The algo uses a while loop to iterate through both arrays as long as neither is fully traversed (i < m && j < n, where m is the size of $A$ and n is the size of $B$).
At each iteration:
- Compare the current elements of $A[i]$ and $B[j]$.
- If $A[i] <= B[j]$, we copy the element from $A[i]$ into $C[k]$, then increment both i and k.
- Otherwise, copy the element from $B[j]$ into $C[k]$, then increment both j and k.

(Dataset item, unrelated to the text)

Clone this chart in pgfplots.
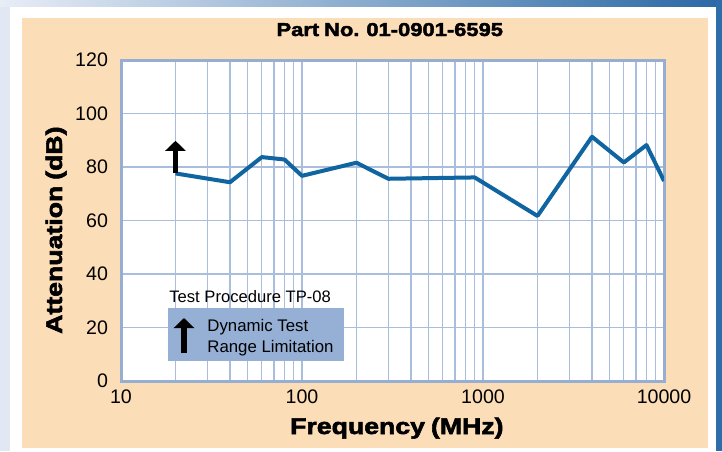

Step 3: Handling Remaining Elements

Once one of the arrays is fully traversed:
- If array $A$ is exhausted (i == m), copy all remaining elements of array $B$ into array $C$.
- If array $B$ is exhausted (j == n), copy all remaining elements of array $A$ into array $C$.

Complexity Analysis:

Time Complexity: $O(m+n) \sim O(i+j)$ Space Complexity: $O(m+n)$

Click Here to redirect towards sequential merge implementation comparing with parallel approach (GPU based).

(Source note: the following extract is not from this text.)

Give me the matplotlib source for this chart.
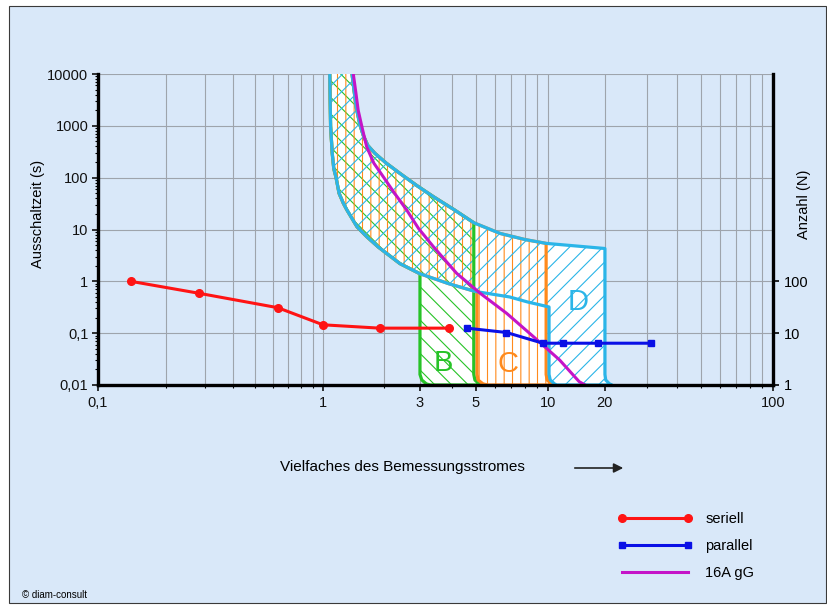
import numpy as np
import matplotlib
matplotlib.use("Agg")
import matplotlib.pyplot as plt
from matplotlib.patches import Rectangle

plt.rcParams['font.family'] = ['Liberation Sans', 'DejaVu Sans']
plt.rcParams['hatch.linewidth'] = 0.8

# x: Vielfaches des Bemessungsstromes, t: Ausschaltzeit in s
inner_x = np.array([1.08, 1.085, 1.09, 1.11, 1.13, 1.16, 1.20, 1.26, 1.31, 1.47, 1.64, 1.87,
                    2.39, 3.0, 3.9, 4.9, 5.05, 6.9, 8.2, 9.8, 10.1])
inner_t = np.array([10000, 3000, 1000, 300, 150, 100, 50, 32, 24, 11.3, 7.3, 4.6,
                    2.2, 1.4, 0.9, 0.65, 0.63, 0.5, 0.4, 0.33, 0.32])
outer_x = np.array([1.39, 1.42, 1.46, 1.52, 1.58, 1.66, 1.80, 2.05, 2.39, 2.9, 3.39, 4.1,
                    4.9, 6.3, 8.0, 9.8, 20])
outer_t = np.array([10000, 5000, 2200, 1040, 650, 420, 295, 190, 121, 70, 43, 24,
                    13.5, 8.4, 6.4, 5.4, 4.3])

# rounded foot of each vertical edge
corner_t = np.array([0.016, 0.0125, 0.0105, 0.01])
b_left = np.array([3.0, 3.05, 3.18, 3.3])
b_right = np.array([4.9, 4.95, 5.15, 5.35])
c_left = np.array([5.05, 5.1, 5.35, 5.6])
c_right = np.array([9.8, 9.9, 10.4, 10.7])
d_left = np.array([10.1, 10.25, 10.8, 11.1])
d_right = np.array([20, 20.15, 20.9, 21.4])

gg_x = [1.41, 1.45, 1.49, 1.56, 1.64, 1.78, 1.98, 2.25, 2.58, 2.95, 3.39, 4.19, 5.2, 6.72,
        8.68, 11.5, 14.6, 15.7]
gg_t = [10000, 4500, 2000, 900, 395, 190, 104, 50, 23.8, 10.5, 4.66, 1.43, 0.59, 0.24,
        0.0855, 0.0303, 0.0116, 0.01]

seriell_x = [0.14, 0.28, 0.63, 1.0, 1.9, 3.9]
seriell_t = [1.0, 0.59, 0.31, 0.145, 0.125, 0.125]
parallel_x = [4.6, 6.7, 9.5, 12, 18.4, 31]
parallel_t = [0.125, 0.103, 0.064, 0.064, 0.064, 0.064]

x_ticks = [0.1, 1, 3, 5, 10, 20, 100]
x_labels = ['0,1', '1', '3', '5', '10', '20', '100']
x_minor = [0.2, 0.3, 0.4, 0.5, 0.6, 0.7, 0.8, 0.9, 2, 4, 6, 7, 8, 9,
           30, 40, 50, 60, 70, 80, 90]
tick_frac = [0, 0.3333, 0.477, 0.560, 0.667, 0.751, 1]
y_ticks = [0.01, 0.1, 1, 10, 100, 1000, 10000]
y_labels = ['0,01', '0,1', '1', '10', '100', '1000', '10000']
n_ticks = [1, 10, 100]

bg = '#d9e8f9'
green, orange, cyan = '#27c327', '#ff8a1c', '#2bb5e8'


def fwd(x):
    x = np.clip(np.asarray(x, dtype=float), 1e-9, None)
    return np.interp(np.log10(x), np.log10(x_ticks), tick_frac)


def inv(p):
    return 10 ** np.interp(p, tick_frac, np.log10(x_ticks))


def region(left, right):
    o = outer_x <= right[0] + 1e-9
    i = inner_x <= left[0] + 1e-9
    xs = np.concatenate([outer_x[o], right, left[::-1], inner_x[i][::-1]])
    ts = np.concatenate([outer_t[o], corner_t, corner_t[::-1], inner_t[i][::-1]])
    return xs, ts


fig = plt.figure(figsize=(8.28, 6.05), dpi=100, facecolor='white')
fig.add_artist(Rectangle((9 / 828, 1 - 603 / 605), 817 / 828, 597 / 605,
                         transform=fig.transFigure, facecolor=bg,
                         edgecolor='#3a3a3a', lw=0.8, zorder=-10))

ax = fig.add_axes([98 / 828, 1 - 385 / 605, 675 / 828, 311 / 605])
ax.set_facecolor(bg)
ax.set_xscale('function', functions=(fwd, inv))
ax.set_yscale('log')
ax.set_xlim(0.1, 100)
ax.set_ylim(0.01, 10000)
ax.set_axisbelow(True)

regions = [
    ('B', b_left, b_right, green, r'\\', (3.7, 0.026)),
    ('C', c_left, c_right, orange, '||', (6.8, 0.025)),
    ('D', d_left, d_right, cyan, '//', (14.5, 0.4)),
]
shapes = [region(l, r) for _, l, r, _, _, _ in regions]

for xs, ts in shapes:
    ax.fill(xs, ts, facecolor='white', lw=0, zorder=1)
for (name, l, r, col, hatch, pos), (xs, ts) in zip(regions, shapes):
    ax.fill(xs, ts, facecolor='none', edgecolor=col, hatch=hatch, lw=0, zorder=1.1)
for (name, l, r, col, hatch, pos), (xs, ts) in zip(regions, shapes):
    ax.plot(xs, ts, color=col, lw=2.3, zorder=1.5, solid_joinstyle='round')
    ax.text(pos[0], pos[1], name, color=col, fontsize=21, ha='center', va='center', zorder=1.6)

l_gg, = ax.plot(gg_x, gg_t, color='#c414c8', lw=2.2, zorder=2)
l_ser, = ax.plot(seriell_x, seriell_t, color='#ff1414', lw=2.2, marker='o', ms=5.5, zorder=3)
l_par, = ax.plot(parallel_x, parallel_t, color='#0a10e6', lw=2.2, marker='s', ms=5, zorder=3)

ax.set_xticks(x_ticks, x_labels)
ax.set_xticks(x_minor, minor=True)
ax.set_yticks(y_ticks, y_labels)
ax.grid(True, axis='x', which='both', color='#9ea4ac', lw=0.8)
ax.grid(True, axis='y', which='major', color='#9ea4ac', lw=0.8)
ax.tick_params(axis='both', which='major', labelsize=10.5, length=4, width=1.2,
               colors='#111111', pad=3)
ax.tick_params(axis='both', which='minor', length=2.5, width=0.8)
ax.tick_params(axis='x', which='major', pad=4)

for side in ['left', 'bottom']:
    ax.spines[side].set_linewidth(2.4)
ax.spines['top'].set_visible(False)
ax.spines['right'].set_visible(False)

ax.set_ylabel('Ausschaltzeit (s)', fontsize=10.5)
ax.yaxis.set_label_coords(-0.079, 0.55)

# Anzahl N on the right: 1 at the bottom, one decade per decade of time
ax2 = ax.twinx()
ax2.set_yscale('log')
ax2.set_ylim(1, 1e6)
ax2.set_yticks(n_ticks, ['1', '10', '100'])
ax2.yaxis.set_minor_locator(matplotlib.ticker.NullLocator())
ax2.tick_params(axis='y', labelsize=10.5, length=4, width=1.2, pad=4)
for side in ['left', 'top', 'bottom']:
    ax2.spines[side].set_visible(False)
ax2.spines['right'].set_linewidth(2.4)
ax2.set_ylabel('Anzahl (N)', fontsize=10.5)
ax2.yaxis.set_label_coords(1.036, 0.58)

fig.text(402 / 828, 1 - 467 / 605, 'Vielfaches des Bemessungsstromes',
         ha='center', va='center', fontsize=11)
ax.annotate('', xy=(626 / 828, 1 - 468 / 605), xytext=(572 / 828, 1 - 468 / 605),
            xycoords='figure fraction', textcoords='figure fraction',
            annotation_clip=False,
            arrowprops=dict(arrowstyle='-|>', color='#222222', lw=1.2, mutation_scale=14))

fig.legend([l_ser, l_par, l_gg], ['seriell', 'parallel', '16A gG'],
           loc='upper left', bbox_to_anchor=(618 / 828, 1 - 512 / 605),
           frameon=False, fontsize=10.5, numpoints=2, handlelength=5.1,
           handletextpad=0.9, labelspacing=0.9, borderpad=0, borderaxespad=0)

fig.text(22 / 828, 1 - 595 / 605, '© diam-consult', fontsize=7, va='center')

fig.savefig('out.png', dpi=100, facecolor='white')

ⓘ Note: Since there are three phases, it's also called as Three Phase Scan Algo. While running the above code, the CPU execution time is way quicker than GPU for smaller arrays (Even till 10,000 elements), however when we put the input array sizes like in range of 10000000's parallesim starts kicking in.

Sample Output for various array sizes: (Array output part is excluded in larger ones to reduce too much output)

For A and B = 100000

CPU Time: 969 microseconds
GPU Time: 514 microseconds

However for smaller array sizes:

Enter size of array A: 12
Enter size of array B: 13
Array A: 7 10 11 14 24 31 34 38 42 48 55 59 
Array B: 9 10 15 17 22 29 35 36 45 54 57 60 61

CPU Merged Array: 7 9 10 10 11 14 15 17 22 24 29 31 34 35 36 38 42 45 48 54 55 57 59 60 61 
GPU Merged Array: 7 9 10 10 11 14 15 17 22 24 29 31 34 35 36 38 42 45 48 54 55 57 59 60 61
Result: Match :)
CPU Time: 0 microseconds
GPU Time: 473 microseconds

The reason behind GPU execution time way longer than CPU for smaller array sizes (Click to expand)

The reason why GPU execution time is longer than CPU for smaller array sizes is due to the overhead associated with GPU operations. Here's a breakdown of the key factors:

Data Transfer Overhead: Transferring data between the host (CPU) and the device (GPU) involves significant overhead. For small datasets, this transfer time can dominate the overall execution time, making the GPU slower than the CPU.
Kernel Launch Overhead: Launching a kernel on the GPU also incurs overhead. This includes setting up the execution environment, scheduling the kernel, and managing resources. For small tasks, this overhead can be substantial.
Parallelism Overhead: GPUs excel at parallel processing, but this parallelism comes with its own overhead. Managing threads, synchronizing them, and coordinating their work takes time. For small datasets, the benefits of parallelism may not outweigh these costs.
Memory Latency: Accessing GPU memory can be slower than accessing CPU cache. For small datasets, the amount of computation may not be enough to hide this latency.
Thread Divergence: If the workload is not well-suited for parallel execution, threads may diverge, leading to inefficient use of GPU resources.

In essence, GPUs are designed for large-scale parallel computations. When the dataset is small, the overheads associated with GPU operations outweigh the benefits of parallelism, resulting in slower execution compared to the CPU.

End of Day_36🫡